The flyer states: “The Federal Government estimates that the carbon tax will increase the cost of energy by 10% in its first year of operation.”

 

“It will also increase the cost of our suppliers. Higher electricity prices mean it will cost us more to keep our meat refrigerated.”

 

“We always strive to keep our prices at reasonable levels but because the carbon tax will make electricity more expensive, our prices will increase.

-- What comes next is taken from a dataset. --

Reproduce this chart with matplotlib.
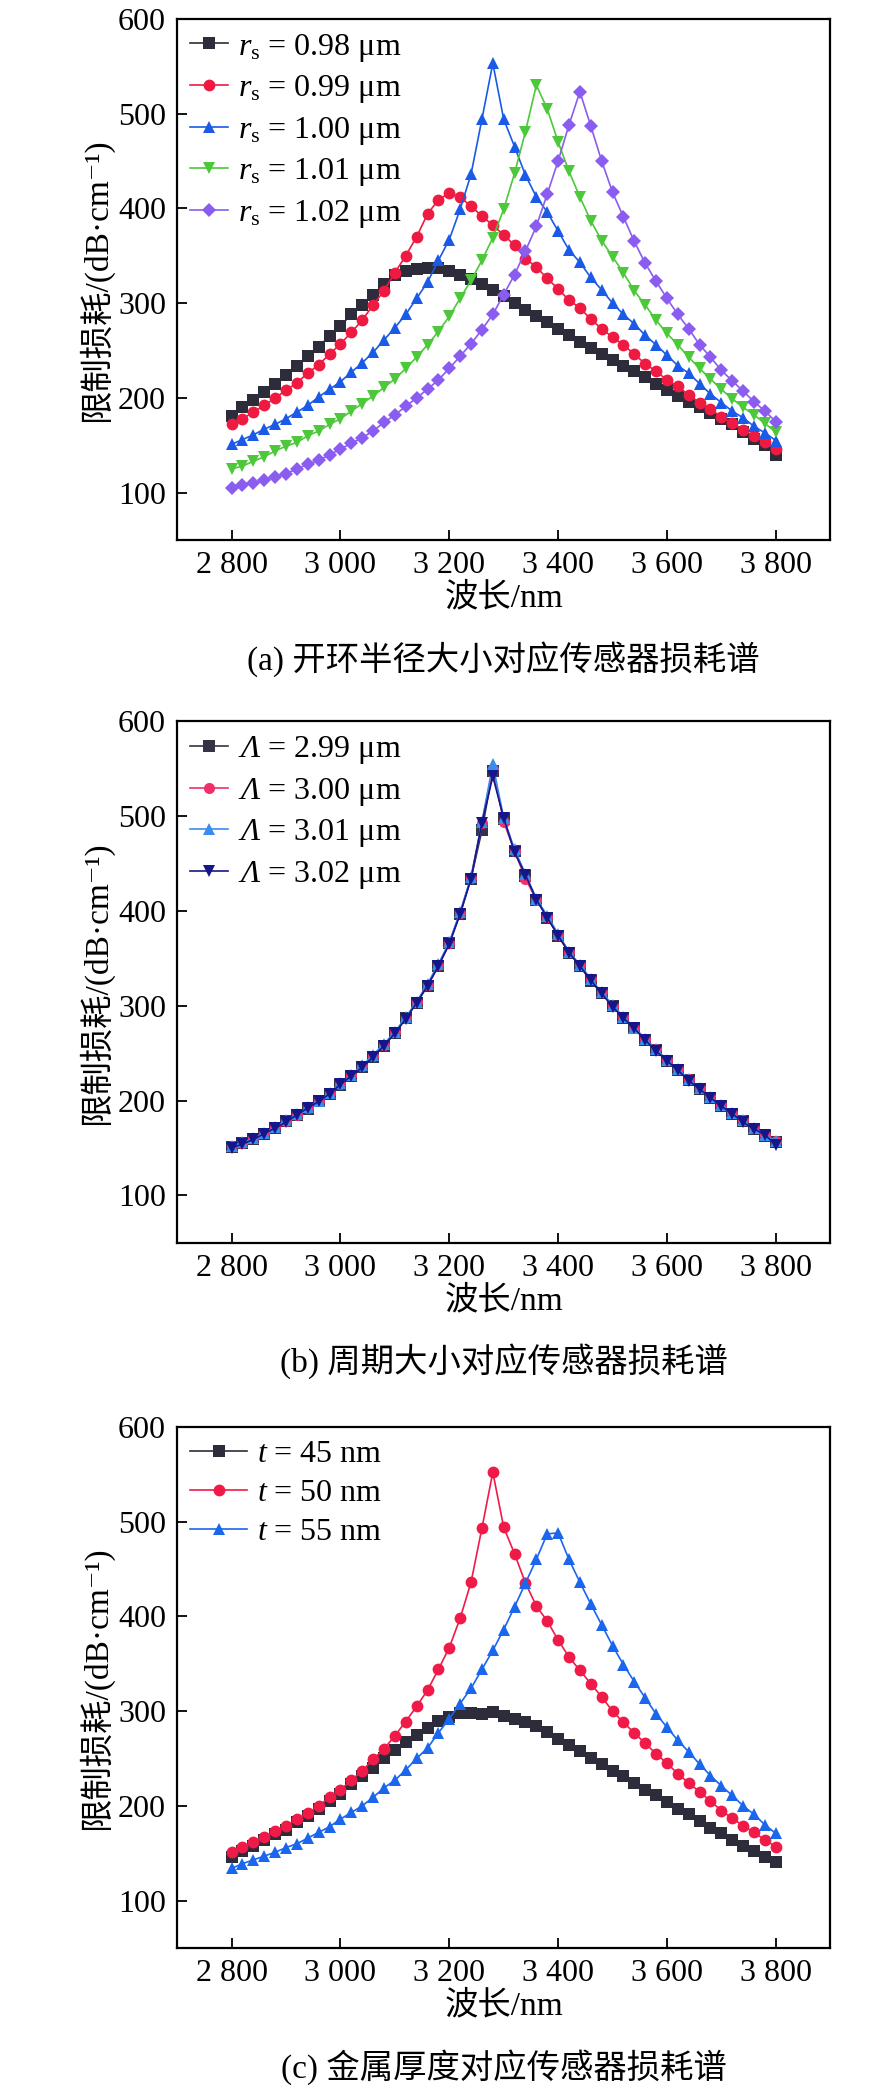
import matplotlib
matplotlib.use("Agg")
import matplotlib.pyplot as plt
from matplotlib.ticker import FixedLocator

plt.rcParams['font.family'] = ['Liberation Serif', 'Noto Sans CJK SC', 'DejaVu Serif']
plt.rcParams['mathtext.fontset'] = 'custom'
plt.rcParams['mathtext.rm'] = 'Liberation Serif'
plt.rcParams['mathtext.it'] = 'Liberation Serif:italic'
# capital Greek is forced upright in \mathit, so bf slot carries the italic face
plt.rcParams['mathtext.bf'] = 'Liberation Serif:italic'

# wavelength in nm, one point every 20 nm
wavelength = list(range(2800, 3801, 20))

# (a) ring opening radius
rs_098 = [181, 190, 198, 206, 215, 224, 234, 244, 254, 265,
          276, 288, 298, 309, 320, 330, 334, 336, 337, 337,
          334, 330, 325, 320, 314, 307, 300, 293, 286, 280,
          273, 266, 259, 253, 246, 240, 234, 228, 222, 215,
          208, 202, 196, 190, 184, 178, 172, 164, 157, 150, 140]
rs_099 = [172, 178, 185, 192, 200, 208, 216, 226, 235, 246,
          257, 269, 282, 298, 313, 332, 350, 370, 394, 409,
          416, 412, 402, 392, 382, 372, 361, 347, 338, 326,
          315, 303, 295, 283, 273, 264, 256, 246, 236, 228,
          219, 212, 203, 195, 188, 180, 173, 166, 160, 153, 146]
rs_100 = [151, 156, 161, 167, 172, 178, 185, 192, 201, 209,
          217, 227, 237, 248, 261, 274, 288, 305, 322, 345,
          367, 399, 436, 494, 553, 494, 465, 435, 412, 396,
          376, 356, 343, 327, 314, 300, 288, 278, 266, 256,
          245, 234, 226, 215, 204, 195, 186, 179, 170, 163, 155]
rs_101 = [125, 128, 133, 138, 144, 149, 153, 160, 165, 172,
          178, 186, 194, 202, 211, 220, 231, 243, 256, 270,
          286, 305, 324, 345, 369, 399, 437, 481, 530, 505,
          470, 439, 412, 387, 366, 349, 332, 313, 298, 282,
          268, 256, 243, 231, 220, 209, 199, 190, 182, 173, 164]
rs_102 = [105, 108, 110, 113, 117, 120, 125, 130, 134, 140,
          146, 152, 158, 165, 174, 182, 191, 200, 209, 219,
          231, 244, 257, 272, 288, 309, 330, 355, 381, 415,
          450, 488, 523, 487, 450, 417, 391, 365, 342, 323,
          305, 288, 273, 256, 243, 229, 218, 207, 196, 186, 175]

# (b) period
lam_299 = [151, 155, 159, 165, 171, 178, 185, 191, 199, 207,
           216, 226, 235, 246, 258, 271, 287, 303, 321, 342,
           366, 397, 434, 485, 548, 497, 463, 437, 412, 393,
           374, 356, 342, 326, 313, 300, 287, 276, 264, 253,
           242, 232, 222, 212, 203, 194, 186, 178, 170, 163, 156]
lam_300 = [152, 155, 160, 166, 172, 178, 185, 192, 200, 208,
           217, 227, 236, 247, 259, 272, 287, 304, 322, 343,
           366, 398, 435, 493, 550, 494, 463, 434, 412, 394,
           375, 357, 343, 328, 314, 300, 288, 277, 265, 254,
           243, 233, 223, 213, 204, 195, 187, 179, 171, 164, 157]
lam_301 = [152, 156, 160, 166, 172, 179, 186, 193, 200, 208,
           218, 227, 237, 248, 260, 272, 288, 304, 323, 344,
           367, 399, 436, 494, 555, 498, 465, 439, 413, 395,
           376, 357, 343, 328, 314, 301, 288, 277, 265, 254,
           243, 233, 223, 213, 204, 195, 187, 179, 171, 164, 157]
lam_302 = [150, 154, 159, 165, 171, 177, 185, 192, 199, 207,
           217, 226, 235, 246, 258, 271, 286, 303, 321, 342,
           365, 397, 434, 493, 542, 498, 462, 438, 412, 393,
           374, 356, 342, 327, 313, 299, 287, 276, 264, 252,
           242, 232, 221, 212, 203, 194, 186, 177, 170, 164, 153]

# (c) metal thickness
t_45 = [146, 152, 158, 164, 170, 175, 183, 189, 197, 205,
        213, 223, 231, 240, 250, 259, 267, 275, 282, 290,
        294, 298, 298, 297, 299, 295, 292, 289, 284, 278,
        271, 264, 258, 251, 244, 237, 231, 224, 217, 211,
        204, 197, 191, 184, 177, 171, 164, 158, 152, 146, 141]
t_50 = [151, 157, 162, 167, 173, 179, 186, 192, 200, 209,
        217, 227, 237, 249, 260, 274, 289, 305, 322, 344,
        367, 398, 436, 493, 552, 494, 466, 435, 411, 395,
        375, 357, 343, 329, 315, 300, 288, 277, 266, 255,
        245, 234, 224, 215, 205, 195, 187, 179, 172, 164, 157]
t_55 = [134, 139, 143, 147, 151, 156, 160, 166, 172, 178,
        186, 193, 200, 209, 219, 227, 238, 250, 261, 277,
        292, 308, 324, 344, 364, 386, 410, 435, 460, 487,
        488, 460, 436, 413, 391, 369, 349, 331, 314, 297,
        283, 269, 257, 244, 232, 221, 211, 200, 191, 180, 171]

xticks = [2800, 3000, 3200, 3400, 3600, 3800]
xtick_labels = ['2 800', '3 000', '3 200', '3 400', '3 600', '3 800']
yticks = [100, 200, 300, 400, 500, 600]

panel_a = [
    (rs_098, r'$\mathit{r}_\mathrm{s}$ = 0.98 μm', '#2c2c3a', 's', 8),
    (rs_099, r'$\mathit{r}_\mathrm{s}$ = 0.99 μm', '#ee1a42', 'o', 8.5),
    (rs_100, r'$\mathit{r}_\mathrm{s}$ = 1.00 μm', '#1a5ae6', '^', 9),
    (rs_101, r'$\mathit{r}_\mathrm{s}$ = 1.01 μm', '#4cc83a', 'v', 9),
    (rs_102, r'$\mathit{r}_\mathrm{s}$ = 1.02 μm', '#8a5cf0', 'D', 7.5),
]
panel_b = [
    (lam_299, r'$\mathbf{\Lambda}$ = 2.99 μm', '#343446', 's', 8),
    (lam_300, r'$\mathbf{\Lambda}$ = 3.00 μm', '#f0306a', 'o', 8),
    (lam_301, r'$\mathbf{\Lambda}$ = 3.01 μm', '#3a8cf0', '^', 8.5),
    (lam_302, r'$\mathbf{\Lambda}$ = 3.02 μm', '#16168c', 'v', 8.5),
]
panel_c = [
    (t_45, r'$\mathit{t}$ = 45 nm', '#2c2c3a', 's', 8),
    (t_50, r'$\mathit{t}$ = 50 nm', '#f01a48', 'o', 8.5),
    (t_55, r'$\mathit{t}$ = 55 nm', '#1a66ec', '^', 8),
]

fig = plt.figure(figsize=(8.86, 20.85), dpi=100)

panels = [
    (panel_a, 0.741, '(a) 开环半径大小对应传感器损耗谱', 1.2),
    (panel_b, 0.404, '(b) 周期大小对应传感器损耗谱', 1.2),
    (panel_c, 0.0657, '(c) 金属厚度对应传感器损耗谱', 1.8),
]

for series, bottom, caption, hlen in panels:
    ax = fig.add_axes([0.200, bottom, 0.737, 0.250])
    for vals, label, color, marker, ms in series:
        ax.plot(wavelength, vals, color=color, marker=marker, markersize=ms,
                markeredgewidth=0, linewidth=1.2, label=label)
    ax.set_xlim(2700, 3900)
    ax.set_ylim(50, 600)
    ax.xaxis.set_major_locator(FixedLocator(xticks))
    ax.set_xticklabels(xtick_labels)
    ax.yaxis.set_major_locator(FixedLocator(yticks))
    ax.tick_params(direction='in', length=7, width=1.3, labelsize=23, pad=8)
    for sp in ax.spines.values():
        sp.set_linewidth(1.6)
    ax.set_xlabel('波长/nm', fontsize=24, labelpad=2)
    ax.set_ylabel('限制损耗/(dB·cm⁻¹)', fontsize=24, labelpad=4)
    ax.legend(loc='upper left', frameon=False, fontsize=23, borderaxespad=0,
              borderpad=0.4, labelspacing=0.3, handlelength=hlen,
              handletextpad=0.3)
    ax.text(0.5, -0.228, caption, transform=ax.transAxes, ha='center',
            va='center', fontsize=24)

fig.savefig('out.png', dpi=100)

We apologise for these price increases.”

 

Assistant Treasurer David Bradbury was quick to attack the move, accusing Abbott of exposing small business owners to fines of up to $1.1 million.

 

But according to the Australian Competition and Consumer Commission, the flyer does not raise concerns.

 

The ACCC said its role in relation to carbon pricing is to ensure claims are truthful and have a reasonable basis.

 

Ian Stewart, a partner at accounting and business advisory firm Pitcher Partners, says businesses will need to ask for price justifications from suppliers to avoid any unfair price rises.

 

According to Stewart, energy and off-road transport costs will be the main reasons for price increases.

 

He says suppliers should calculate the cost increases of the carbon price based on the benchmark of around 10% for energy and 4% for the loss of fuel tax credits.

 

“The main issue for most businesses is about price rises from suppliers and how to pass it on to customers,” Stewart says.

 

“In a tough economic environment, it may be difficult to achieve a pass-through of cost impacts.  In this event, businesses will need to find other efficiencies or suffer a margin decline.”

 

“The first question businesses should ask of suppliers seeking price increases should be to establish what proportion, if any, of the materials are sourced locally.”

 

“Imported goods do not carry an additional carbon cost.”

 

Stewart says some of the price increases he has seen from clients have been “extraordinary”.

 

“For example, one supplier in the building industry asked for a 6% increase in selling prices on the basis of the carbon price,” he says.

 

“We couldn’t see that cost increases in energy or fuel credits could possibly reach these levels so there was no way this increase could be justified.”

 

“Our advice is to go back to the supplier and seek detailed justification of any price increases.”

 

Stewart says the carbon tax transition should be smooth and not as dramatic as the introduction of the GST, which caused distortion in the marketplace.

 

But overall, he says the carbon tax “will have an inflationary impact, and business will need to be alert to attempts at price gouging”.